Aerial photos showed an enormous hole hundreds of feet across the earthen dam, as if a giant claw had torn through it. Subandrio Pitoyo, a public-works official, said that because of heavy rain, the water level in the reservoir behind Situ Gintung Dam rose so high that it overflowed the dam, collapsing the earthen wall.
If it had been concrete, the structure would have withstood the pressure and averted disaster, he said.
The dam flooding flattened houses across a 3-mile area where between 2,000 and 3,000 people live, Pakaya said.
People’s belongings and wooden planks splintered by the devastating force of the flash flood lay in heaps along the riverbank as survivors waded through water several feet high Friday. Many others took refuge on rooftops.
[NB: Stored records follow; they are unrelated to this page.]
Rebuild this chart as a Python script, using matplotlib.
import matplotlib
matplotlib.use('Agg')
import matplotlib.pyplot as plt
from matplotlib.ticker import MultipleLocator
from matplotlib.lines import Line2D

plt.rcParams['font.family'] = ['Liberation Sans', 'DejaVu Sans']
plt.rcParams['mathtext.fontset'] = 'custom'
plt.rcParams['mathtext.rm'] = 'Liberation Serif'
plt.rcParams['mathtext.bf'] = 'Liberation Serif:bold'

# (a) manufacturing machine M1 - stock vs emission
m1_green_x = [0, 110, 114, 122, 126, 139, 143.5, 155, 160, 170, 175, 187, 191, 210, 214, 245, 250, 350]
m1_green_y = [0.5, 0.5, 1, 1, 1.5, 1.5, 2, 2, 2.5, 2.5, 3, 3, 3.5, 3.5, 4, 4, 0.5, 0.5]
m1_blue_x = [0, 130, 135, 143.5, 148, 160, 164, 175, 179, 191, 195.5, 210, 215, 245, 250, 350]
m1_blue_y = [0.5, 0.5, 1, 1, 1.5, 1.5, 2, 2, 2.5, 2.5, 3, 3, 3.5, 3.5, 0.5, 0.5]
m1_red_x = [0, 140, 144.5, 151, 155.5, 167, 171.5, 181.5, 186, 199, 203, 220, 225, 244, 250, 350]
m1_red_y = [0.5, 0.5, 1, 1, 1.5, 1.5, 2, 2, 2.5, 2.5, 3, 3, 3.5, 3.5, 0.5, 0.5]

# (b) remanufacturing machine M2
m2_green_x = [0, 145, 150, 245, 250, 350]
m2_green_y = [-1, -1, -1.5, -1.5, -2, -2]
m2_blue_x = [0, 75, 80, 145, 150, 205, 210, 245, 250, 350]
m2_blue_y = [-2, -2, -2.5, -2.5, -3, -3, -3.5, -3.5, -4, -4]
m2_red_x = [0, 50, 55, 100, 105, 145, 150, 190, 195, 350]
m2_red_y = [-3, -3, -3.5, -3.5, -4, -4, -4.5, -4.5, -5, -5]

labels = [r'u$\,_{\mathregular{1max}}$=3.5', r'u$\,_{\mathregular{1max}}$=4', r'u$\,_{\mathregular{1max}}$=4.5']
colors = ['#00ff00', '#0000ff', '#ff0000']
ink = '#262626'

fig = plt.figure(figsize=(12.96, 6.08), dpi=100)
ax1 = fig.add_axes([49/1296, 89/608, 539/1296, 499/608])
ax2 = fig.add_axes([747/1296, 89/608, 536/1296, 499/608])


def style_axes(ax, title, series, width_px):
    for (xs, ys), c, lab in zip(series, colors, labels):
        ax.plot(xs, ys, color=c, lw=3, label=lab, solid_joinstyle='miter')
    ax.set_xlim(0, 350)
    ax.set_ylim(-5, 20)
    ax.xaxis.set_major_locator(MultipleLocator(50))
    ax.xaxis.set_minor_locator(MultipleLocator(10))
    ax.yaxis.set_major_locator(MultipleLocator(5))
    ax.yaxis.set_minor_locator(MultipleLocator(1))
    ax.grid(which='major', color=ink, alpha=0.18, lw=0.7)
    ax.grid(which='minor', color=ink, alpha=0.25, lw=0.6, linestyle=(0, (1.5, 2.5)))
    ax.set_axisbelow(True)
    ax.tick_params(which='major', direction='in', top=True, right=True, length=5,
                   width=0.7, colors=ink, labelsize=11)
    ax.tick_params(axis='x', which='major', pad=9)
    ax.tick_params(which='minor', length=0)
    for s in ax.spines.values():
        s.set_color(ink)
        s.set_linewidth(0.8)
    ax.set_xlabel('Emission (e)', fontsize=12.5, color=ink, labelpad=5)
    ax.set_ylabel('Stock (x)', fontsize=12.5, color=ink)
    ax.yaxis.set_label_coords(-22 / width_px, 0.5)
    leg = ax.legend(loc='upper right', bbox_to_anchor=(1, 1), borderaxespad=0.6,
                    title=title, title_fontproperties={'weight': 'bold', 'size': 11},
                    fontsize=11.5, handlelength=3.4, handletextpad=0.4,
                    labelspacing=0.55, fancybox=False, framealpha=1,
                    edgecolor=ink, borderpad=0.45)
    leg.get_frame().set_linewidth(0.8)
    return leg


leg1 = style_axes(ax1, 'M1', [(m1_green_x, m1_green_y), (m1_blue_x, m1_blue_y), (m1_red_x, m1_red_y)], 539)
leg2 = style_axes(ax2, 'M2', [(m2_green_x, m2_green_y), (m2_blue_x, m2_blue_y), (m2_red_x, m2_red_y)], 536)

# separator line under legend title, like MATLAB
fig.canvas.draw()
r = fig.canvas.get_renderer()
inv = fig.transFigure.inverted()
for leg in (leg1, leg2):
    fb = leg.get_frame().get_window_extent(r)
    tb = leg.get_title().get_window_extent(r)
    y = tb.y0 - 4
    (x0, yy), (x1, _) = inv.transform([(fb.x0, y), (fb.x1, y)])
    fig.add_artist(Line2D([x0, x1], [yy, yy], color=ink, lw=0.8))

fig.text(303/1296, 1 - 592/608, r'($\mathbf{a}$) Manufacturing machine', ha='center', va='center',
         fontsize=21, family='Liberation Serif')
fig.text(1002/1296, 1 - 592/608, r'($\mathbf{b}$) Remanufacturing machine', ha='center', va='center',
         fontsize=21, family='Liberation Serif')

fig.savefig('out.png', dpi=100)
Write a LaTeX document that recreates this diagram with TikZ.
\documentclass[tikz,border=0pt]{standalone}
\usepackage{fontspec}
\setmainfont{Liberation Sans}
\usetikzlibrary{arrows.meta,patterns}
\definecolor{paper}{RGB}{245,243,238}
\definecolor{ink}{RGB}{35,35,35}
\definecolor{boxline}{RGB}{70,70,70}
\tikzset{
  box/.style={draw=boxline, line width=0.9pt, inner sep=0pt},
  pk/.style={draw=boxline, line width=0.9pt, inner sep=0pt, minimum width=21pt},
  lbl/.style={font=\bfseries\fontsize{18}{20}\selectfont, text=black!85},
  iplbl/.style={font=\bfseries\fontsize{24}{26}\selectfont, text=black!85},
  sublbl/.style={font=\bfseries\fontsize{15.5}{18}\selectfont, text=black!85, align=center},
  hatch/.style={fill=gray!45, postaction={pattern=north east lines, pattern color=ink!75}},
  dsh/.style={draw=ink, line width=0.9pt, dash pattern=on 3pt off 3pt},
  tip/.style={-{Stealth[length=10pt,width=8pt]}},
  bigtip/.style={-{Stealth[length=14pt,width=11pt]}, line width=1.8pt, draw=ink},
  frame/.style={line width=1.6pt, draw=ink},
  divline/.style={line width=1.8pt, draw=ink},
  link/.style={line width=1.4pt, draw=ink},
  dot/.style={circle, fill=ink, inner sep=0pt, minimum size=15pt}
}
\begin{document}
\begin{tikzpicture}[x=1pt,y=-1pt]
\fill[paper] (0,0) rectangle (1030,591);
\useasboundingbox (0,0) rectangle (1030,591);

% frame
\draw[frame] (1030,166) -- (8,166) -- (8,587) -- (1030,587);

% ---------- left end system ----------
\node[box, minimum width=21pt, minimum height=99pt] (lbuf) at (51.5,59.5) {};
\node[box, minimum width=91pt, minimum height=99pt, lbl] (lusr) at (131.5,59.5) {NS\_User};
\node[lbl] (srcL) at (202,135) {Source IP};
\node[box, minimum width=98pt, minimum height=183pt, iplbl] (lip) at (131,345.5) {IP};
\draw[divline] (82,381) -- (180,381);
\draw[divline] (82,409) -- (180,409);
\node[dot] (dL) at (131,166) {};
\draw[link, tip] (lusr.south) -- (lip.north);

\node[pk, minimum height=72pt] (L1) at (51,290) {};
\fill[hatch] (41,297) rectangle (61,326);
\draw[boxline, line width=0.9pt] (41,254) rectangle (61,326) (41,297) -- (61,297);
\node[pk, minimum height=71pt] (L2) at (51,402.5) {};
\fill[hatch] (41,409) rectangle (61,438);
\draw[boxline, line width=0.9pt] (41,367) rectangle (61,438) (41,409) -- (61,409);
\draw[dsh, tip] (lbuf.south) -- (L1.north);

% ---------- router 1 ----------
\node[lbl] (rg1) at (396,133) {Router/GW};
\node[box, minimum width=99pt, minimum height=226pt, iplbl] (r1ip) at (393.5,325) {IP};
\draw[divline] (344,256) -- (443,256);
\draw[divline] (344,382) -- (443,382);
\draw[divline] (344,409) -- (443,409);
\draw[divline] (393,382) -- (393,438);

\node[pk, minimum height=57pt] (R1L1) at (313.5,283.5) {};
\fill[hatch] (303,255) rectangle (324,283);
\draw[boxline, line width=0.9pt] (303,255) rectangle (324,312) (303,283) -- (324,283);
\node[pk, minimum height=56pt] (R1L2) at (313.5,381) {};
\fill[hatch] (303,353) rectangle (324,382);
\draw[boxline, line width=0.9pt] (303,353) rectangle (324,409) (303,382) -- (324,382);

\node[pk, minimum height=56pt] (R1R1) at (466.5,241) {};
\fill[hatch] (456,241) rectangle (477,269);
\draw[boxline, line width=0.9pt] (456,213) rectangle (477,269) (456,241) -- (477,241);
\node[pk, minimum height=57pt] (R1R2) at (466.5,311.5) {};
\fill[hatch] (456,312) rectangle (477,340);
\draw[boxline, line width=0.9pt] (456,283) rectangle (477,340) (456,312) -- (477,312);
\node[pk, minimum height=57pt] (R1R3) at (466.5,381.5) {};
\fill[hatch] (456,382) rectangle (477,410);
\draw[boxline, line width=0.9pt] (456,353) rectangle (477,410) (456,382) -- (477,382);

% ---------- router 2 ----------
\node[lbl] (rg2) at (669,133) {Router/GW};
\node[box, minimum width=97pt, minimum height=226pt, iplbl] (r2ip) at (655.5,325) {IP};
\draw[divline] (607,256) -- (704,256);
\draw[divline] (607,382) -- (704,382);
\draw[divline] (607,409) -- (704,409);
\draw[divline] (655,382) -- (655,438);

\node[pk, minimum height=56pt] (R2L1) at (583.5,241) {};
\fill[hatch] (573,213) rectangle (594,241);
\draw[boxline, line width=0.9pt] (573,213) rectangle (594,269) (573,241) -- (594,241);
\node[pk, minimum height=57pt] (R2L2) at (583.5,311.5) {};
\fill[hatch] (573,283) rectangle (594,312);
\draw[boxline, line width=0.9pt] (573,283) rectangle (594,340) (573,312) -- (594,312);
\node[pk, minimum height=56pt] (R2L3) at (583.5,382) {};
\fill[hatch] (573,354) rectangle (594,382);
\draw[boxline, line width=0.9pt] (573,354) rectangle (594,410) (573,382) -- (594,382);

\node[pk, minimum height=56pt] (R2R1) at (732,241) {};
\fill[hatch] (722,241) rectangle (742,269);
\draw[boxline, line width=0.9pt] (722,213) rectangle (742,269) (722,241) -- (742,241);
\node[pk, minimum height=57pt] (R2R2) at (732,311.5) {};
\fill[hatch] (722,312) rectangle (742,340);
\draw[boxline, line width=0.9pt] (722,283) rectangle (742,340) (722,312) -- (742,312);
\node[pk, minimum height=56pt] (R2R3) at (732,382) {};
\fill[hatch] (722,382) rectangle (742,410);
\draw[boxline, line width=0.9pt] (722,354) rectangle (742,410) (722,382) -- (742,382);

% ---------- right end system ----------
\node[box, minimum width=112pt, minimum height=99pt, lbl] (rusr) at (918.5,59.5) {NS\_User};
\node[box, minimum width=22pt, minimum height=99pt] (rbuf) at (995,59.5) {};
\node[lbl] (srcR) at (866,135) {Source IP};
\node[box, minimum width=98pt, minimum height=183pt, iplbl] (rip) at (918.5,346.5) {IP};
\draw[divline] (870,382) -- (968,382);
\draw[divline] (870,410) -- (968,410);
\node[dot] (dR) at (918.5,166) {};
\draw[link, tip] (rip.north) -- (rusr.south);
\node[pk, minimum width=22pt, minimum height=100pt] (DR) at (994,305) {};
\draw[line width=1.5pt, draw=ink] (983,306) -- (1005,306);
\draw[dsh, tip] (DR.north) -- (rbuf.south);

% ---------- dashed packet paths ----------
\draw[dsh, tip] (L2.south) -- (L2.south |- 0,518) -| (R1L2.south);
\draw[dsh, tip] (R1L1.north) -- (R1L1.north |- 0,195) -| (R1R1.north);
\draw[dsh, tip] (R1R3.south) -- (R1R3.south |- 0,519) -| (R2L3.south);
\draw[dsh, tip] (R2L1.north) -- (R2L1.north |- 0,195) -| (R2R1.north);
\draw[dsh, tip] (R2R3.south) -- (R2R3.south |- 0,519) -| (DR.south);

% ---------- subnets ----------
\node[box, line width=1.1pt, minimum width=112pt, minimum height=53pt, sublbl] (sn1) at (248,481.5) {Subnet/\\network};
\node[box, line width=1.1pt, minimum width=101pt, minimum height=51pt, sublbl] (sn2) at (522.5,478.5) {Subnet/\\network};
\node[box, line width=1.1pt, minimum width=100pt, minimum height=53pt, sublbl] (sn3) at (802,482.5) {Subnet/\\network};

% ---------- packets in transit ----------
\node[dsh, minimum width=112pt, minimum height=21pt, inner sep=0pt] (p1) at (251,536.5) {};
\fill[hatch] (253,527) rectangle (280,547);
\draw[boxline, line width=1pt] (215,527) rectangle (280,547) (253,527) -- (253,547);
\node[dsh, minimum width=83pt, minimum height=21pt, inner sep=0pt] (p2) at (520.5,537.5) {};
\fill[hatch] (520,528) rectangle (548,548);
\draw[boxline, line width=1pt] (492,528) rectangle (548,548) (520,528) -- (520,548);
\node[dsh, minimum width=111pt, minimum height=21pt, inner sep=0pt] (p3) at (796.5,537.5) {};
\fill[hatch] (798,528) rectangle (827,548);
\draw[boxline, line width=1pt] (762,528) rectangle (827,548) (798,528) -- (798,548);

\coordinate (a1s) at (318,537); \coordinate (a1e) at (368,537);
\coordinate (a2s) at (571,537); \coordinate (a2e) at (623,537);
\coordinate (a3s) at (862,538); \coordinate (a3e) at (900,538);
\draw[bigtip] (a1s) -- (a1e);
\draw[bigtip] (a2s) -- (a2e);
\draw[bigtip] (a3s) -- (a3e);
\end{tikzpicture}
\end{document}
A survivor in his early 20s identified only as Alif said he woke up as water rushed into his small home about 500 yards from the collapsed dam. Within five minutes, the floodwaters had reached neck level, he told local television.
He swam to save his parents from the torrent rushing through their bedroom. He found them pinned by dresser drawers but was able to pull them out, broke through the roof and pushed them out to safety.
“When we finally were able to put them on top of the roof, I went back inside to get my niece and my younger brother. I could not find them. Finally, I knew that they did not make it.” Searchers later found the bodies, Alif said, and according to Muslim tradition, they were buried before nightfall the same day.
Emergency crews evacuated hundreds of survivors, including terrified children weeping with fear, from the flood zone. Others paddled out on their own makeshift rafts.
As the sun set Friday, heavy winds and more downpours thrashed Jakarta, the capital, and the surrounding area. The storms have arrived late in Indonesia’s annual monsoon season, which usually lasts half a year.